╭─ THE RECORDS

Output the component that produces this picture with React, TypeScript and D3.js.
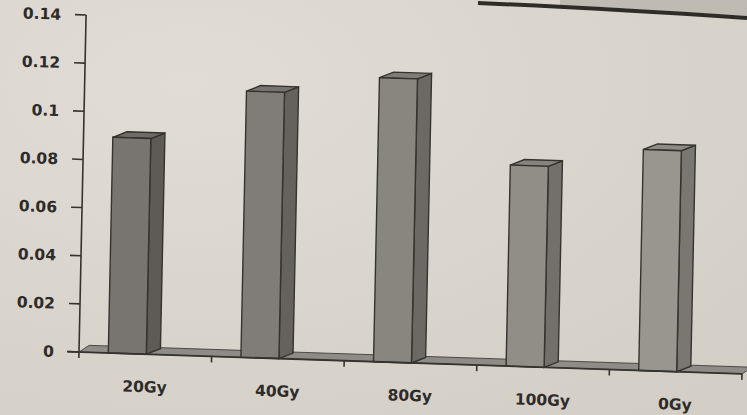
import React from "react";
import * as d3 from "d3";

const categories = ["20Gy", "40Gy", "80Gy", "100Gy", "0Gy"];
const values = [0.0896, 0.1106, 0.118, 0.0835, 0.0918];
const yTicks = [0, 0.02, 0.04, 0.06, 0.08, 0.1, 0.12, 0.14];
const yTickLabels = ["0", "0.02", "0.04", "0.06", "0.08", "0.1", "0.12", "0.14"];

const W = 747;
const H = 415;

export default function App() {
  const x = d3.scaleBand<string>().domain(categories).range([0, 663]).padding(0);
  const y = d3.scaleLinear().domain([0, 0.14]).range([0, -337]);
  const bw = x.bandwidth();
  const dx = 14;
  const dy = -6;
  const frontW = 38;
  const shade = d3.scaleLinear<string>().domain([0, categories.length - 1]).range(["#78746f", "#99958f"]);
  const sideShade = d3.scaleLinear<string>().domain([0, categories.length - 1]).range(["#5e5a56", "#7a7671"]);
  const topShade = d3.scaleLinear<string>().domain([0, categories.length - 1]).range(["#6f6b67", "#8e8a85"]);
  const stroke = "#36332f";
  const font = "'DejaVu Sans', Verdana, sans-serif";
  const pts = (p: [number, number][]) => p.map((q) => q.join(",")).join(" ");
  const boundaries = d3.range(categories.length + 1).map((i) => i * bw);

  return (
    <svg width={W} height={H} style={{ position: "absolute", left: 0, top: 0 }}>
      <defs>
        <radialGradient id="bg" cx="0.25" cy="0.2" r="1">
          <stop offset="0" stopColor="#e1ddd6" />
          <stop offset="1" stopColor="#d3cec6" />
        </radialGradient>
      </defs>
      <rect x={0} y={0} width={W} height={H} fill="url(#bg)" />
      <path d="M560,0 L747,0 L747,16 Q640,9 560,5 Z" fill="#bfbab2" />
      <path d="M478,3 Q600,8 747,18" fill="none" stroke="#2f2b27" strokeWidth={4} />
      <g transform="matrix(1,0.033,-0.021,1,79,352)">
        {/* floor */}
        <polygon points={pts([[0, 0], [10, -7], [673, -7], [663, 0]])} fill="#8f8b86" stroke={stroke} strokeWidth={0.8} />
        {/* y axis */}
        <line x1={0} y1={0} x2={0} y2={y(0.14)} stroke={stroke} strokeWidth={1.6} />
        {yTicks.map((t, i) => (
          <g key={t}>
            <line x1={-11} x2={0} y1={y(t)} y2={y(t)} stroke={stroke} strokeWidth={1.6} />
            <text x={-25} y={y(t)} dy="0.36em" textAnchor="end" fontFamily={font} fontWeight="bold" fontSize={15.5} fill="#2e2b28">
              {yTickLabels[i]}
            </text>
          </g>
        ))}
        {/* bars */}
        {categories.map((c, i) => {
          const cx = (x(c) as number) + bw / 2;
          const fl = cx - 37;
          const fr = fl + frontW;
          const yt = y(values[i]);
          return (
            <g key={c}>
              <polygon points={pts([[fr, 0], [fr + dx, dy], [fr + dx, yt + dy], [fr, yt]])} fill={sideShade(i)} stroke={stroke} strokeWidth={1.4} />
              <polygon points={pts([[fl, yt], [fl + dx, yt + dy], [fr + dx, yt + dy], [fr, yt]])} fill={topShade(i)} stroke={stroke} strokeWidth={1.4} />
              <rect x={fl} y={yt} width={frontW} height={-yt} fill={shade(i)} stroke={stroke} strokeWidth={1.4} />
            </g>
          );
        })}
        {/* x axis */}
        <line x1={-12} x2={663} y1={0} y2={0} stroke={stroke} strokeWidth={1.8} />
        {boundaries.map((b) => (
          <line key={b} x1={b} x2={b} y1={0} y2={6} stroke={stroke} strokeWidth={1.6} />
        ))}
        {categories.map((c) => (
          <text key={c} x={(x(c) as number) + bw / 2} y={38} textAnchor="middle" fontFamily={font} fontWeight="bold" fontSize={15.5} fill="#2e2b28">
            {c}
          </text>
        ))}
      </g>
    </svg>
  );
}
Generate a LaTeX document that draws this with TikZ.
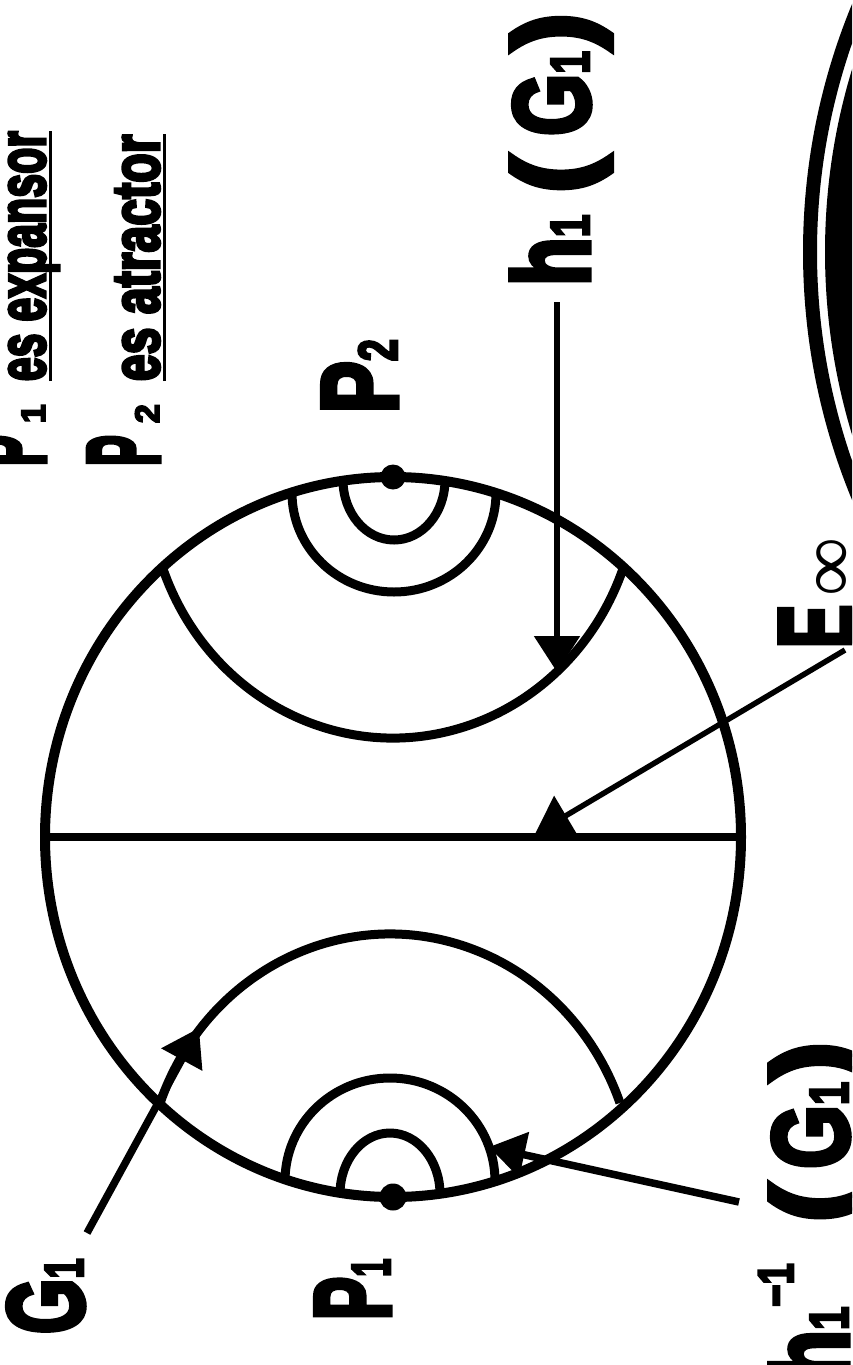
\documentclass[tikz,border=0pt]{standalone}
\usepackage{fontspec}
\usepackage{graphicx}
\usetikzlibrary{arrows.meta,shapes.geometric}
\setmainfont{Liberation Sans}[BoldFeatures={FakeBold=5}]
\newfontfamily\InfF{Liberation Serif}
\newcommand\Sq[2]{\scalebox{#1}[1]{#2}}
\newcommand\LblSize{\bfseries\fontsize{108}{108}\selectfont}
\newcommand\Dg[1]{{\fontsize{55}{55}\selectfont #1}}
\newcommand\Pa[1]{\scalebox{1.4}[1]{#1}}
\newcommand\ULword[1]{\setbox0\hbox{#1}\rlap{\rule[-7pt]{\wd0}{3pt}}\box0}
\begin{document}
\begin{tikzpicture}[x=1pt,y=1pt,
  ln/.style={line width=9pt},
  thinarrow/.style={line width=5.5pt,-{Triangle[length=36pt,width=45pt]}},
  thickarrow/.style={line width=7.5pt,-{Triangle[length=36pt,width=45pt]}},
  lbl/.style={rotate=90,inner sep=0pt,outer sep=0pt,anchor=base west,font=\bfseries},
  dot/.style={circle,fill,inner sep=0pt,minimum size=#1}]
\useasboundingbox (0,0) rectangle (852,-1365);
\fill[white] (0,0) rectangle (852,-1365);
\clip (0,0) rectangle (852,-1365);
% partial figure at the right edge
\fill (1452,-252) circle[radius=627];
\draw[line width=14pt] (1452,-252) circle[radius=642];
% main disc
\node[draw, ellipse, line width=10pt, minimum width=696pt, minimum height=720pt,
      inner sep=0pt, outer sep=0pt] (circ) at (393,-837) {};
\draw[line width=8.5pt] (circ.west) -- (circ.east);
% arcs around P2
\draw[ln] (343,-480) arc[start angle=180,end angle=360,x radius=51,y radius=60];
\draw[ln] (292,-493) arc[start angle=180,end angle=360,x radius=102,y radius=99];
\draw[ln] (162.3,-567) arc[start angle=199.7,end angle=340.3,x radius=245,y radius=258];
% arcs around P1
\draw[ln] (160.1,-1102.9) arc[start angle=159.8,end angle=20.2,x radius=245,y radius=258];
\draw[ln] (285,-1181) arc[start angle=180,end angle=0,x radius=105,y radius=103];
\draw[ln] (340,-1194) arc[start angle=180,end angle=0,x radius=50,y radius=61];
% fixed points
\node[dot=25pt] (d2) at (circ.north) {};
\node[dot=27pt] (d1) at (circ.south) {};
% labels
\node[lbl] (L1) at (45,-466) {\Sq{0.45}{\fontsize{103}{103}\selectfont P}\hspace{12pt}{\fontsize{34}{34}\selectfont 1}\hspace{23pt}\Sq{0.64}{\fontsize{67}{67}\selectfont\ULword{es expansor}}};
\node[lbl] (L2) at (159,-466) {\Sq{0.45}{\fontsize{103}{103}\selectfont P}\hspace{12pt}{\fontsize{34}{34}\selectfont 2}\hspace{23pt}\Sq{0.72}{\fontsize{67}{67}\selectfont\ULword{es atractor}}};
\node[lbl] (P2) at (397,-413) {\Sq{0.72}{\LblSize P\Dg{2}}};
\node[lbl] (P1) at (390,-1320) {\Sq{0.6}{\LblSize P\Dg{1}}};
\node[lbl] (G1) at (83,-1334) {\Sq{0.66}{\LblSize G\Dg{1}}};
\node[lbl] (hG) at (589,-286) {\Sq{0.74}{\LblSize h\Dg{1}\hspace{29pt}\Pa{(}\hspace{27pt}G\Dg{1}\hspace{1pt}\Pa{)}}};
\node[lbl] (hinv) at (848,-1380) {\Sq{0.76}{\LblSize h\Dg{1}\raisebox{55pt}{\fontsize{50}{50}\selectfont −1}\hspace{54pt}\Pa{(}\hspace{20pt}G\Dg{1}\hspace{2pt}\Pa{)}}};
\node[lbl] (Einf) at (854,-648) {\Sq{0.6}{\LblSize E}\hspace{8pt}\resizebox{59pt}{38pt}{\InfF\mdseries ∞}};
% connectors
\coordinate (hS) at (557,-302);
\coordinate (hT) at (557,-672);
\draw[thinarrow] (hS) -- (hT);
\coordinate (eS) at (845,-650);
\coordinate (eT) at (535,-834);
\draw[thinarrow] (eS) -- (eT);
\coordinate (iS) at (739,-1202);
\coordinate (iT) at (489,-1147);
\draw[thickarrow] (iS) -- (iT);
\coordinate (gS) at (87,-1233);
\coordinate (gT) at (199,-1028);
\draw[thickarrow] (gS) -- (gT);
\end{tikzpicture}
\end{document}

╰─

• _SET EXERCISE_:
Please return, exactly as written, the lines from the first line of the records above through the line containing "const boundaries = d3.range(categories.length", both included, leaving out any pictures.

• _ANSWER IN FULL_:
Output the component that produces this picture with React, TypeScript and D3.js.
import React from "react";
import * as d3 from "d3";

const categories = ["20Gy", "40Gy", "80Gy", "100Gy", "0Gy"];
const values = [0.0896, 0.1106, 0.118, 0.0835, 0.0918];
const yTicks = [0, 0.02, 0.04, 0.06, 0.08, 0.1, 0.12, 0.14];
const yTickLabels = ["0", "0.02", "0.04", "0.06", "0.08", "0.1", "0.12", "0.14"];

const W = 747;
const H = 415;

export default function App() {
  const x = d3.scaleBand<string>().domain(categories).range([0, 663]).padding(0);
  const y = d3.scaleLinear().domain([0, 0.14]).range([0, -337]);
  const bw = x.bandwidth();
  const dx = 14;
  const dy = -6;
  const frontW = 38;
  const shade = d3.scaleLinear<string>().domain([0, categories.length - 1]).range(["#78746f", "#99958f"]);
  const sideShade = d3.scaleLinear<string>().domain([0, categories.length - 1]).range(["#5e5a56", "#7a7671"]);
  const topShade = d3.scaleLinear<string>().domain([0, categories.length - 1]).range(["#6f6b67", "#8e8a85"]);
  const stroke = "#36332f";
  const font = "'DejaVu Sans', Verdana, sans-serif";
  const pts = (p: [number, number][]) => p.map((q) => q.join(",")).join(" ");
  const boundaries = d3.range(categories.length + 1).map((i) => i * bw);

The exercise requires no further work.